The three events combined, higher rates giving borrowers lower benefits on any reverse mortgage that they may seek, an existing HELOC that enters a reset and repayment period (also at a probable higher than the current rate), and the fact that replacement HELOCs are more challenging to obtain with current underwriting standards could wreak havoc on unprepared borrowers’ finances.

But there is something you can do now.

There is no time like now to take another look at the HUD HECM reverse mortgage.  Consider this if you have been waiting for your property value to go up or for your next birthday.

If you are a 68-year-old homeowner with a $300,000 home, if you planned on waiting until after the summer so that you could get a little more appreciation or so that you would be within 6 months of your next birthday so you would get higher benefits, look at how these changes would affect you.

At 68, your Principal Limit (the benefit amount you would receive before any payoffs) is currently $168,600 at the existing low rates.  At 69, this rises to $170,700, an increase of just $2,100 at current rates.

However, even with the increased age but a three-quarter percent rate rise to just 5.75%, the $2,100 gain becomes $28,200 LESS.  Along the same lines, it would take an increase in value of about $61,000 to get the same benefit after the increase in rate for the 68-year-old borrower.

The charts above illustrate drops of over $100,000 in proceeds in some cases (property value of $500,000 or more and a 2% rise in rates).

Finally, if you were to obtain your HUD HECM now and haven’t used it for a few years, consider these 5 factors:

1.  Your maximum interest rate cap would be calculated based on today’s low rates.

2.  Your Principal Limit would increase with the line of credit growth so that you would have more money available later anyway.

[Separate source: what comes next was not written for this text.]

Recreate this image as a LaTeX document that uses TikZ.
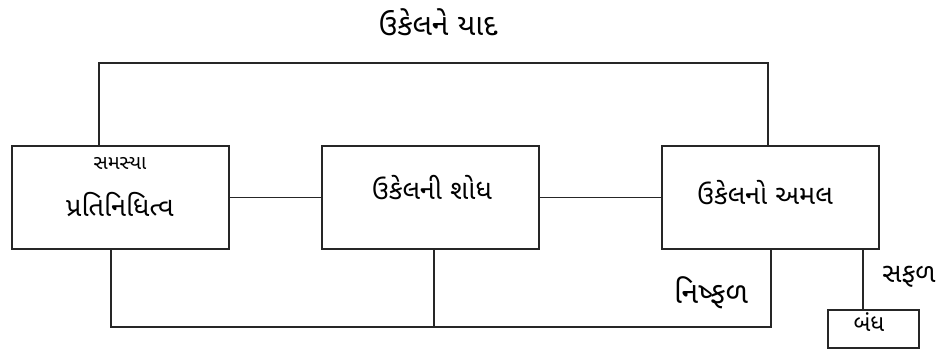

3.  Your line of credit can never be frozen (assuming you meet the conditions outlined in the loan agreement), and you will not have to worry about payments possibly tripling in the near future on existing HELOC loans.

4.  While there is never a payment due on a reverse mortgage, there is no prepayment penalty, and you can make a full or partial payment at any time without penalty if your goal is to continue to pay your line down.

5.  You can lock in your benefit amount at today’s low rates instead of waiting until that amount is drastically reduced due to higher interest rates.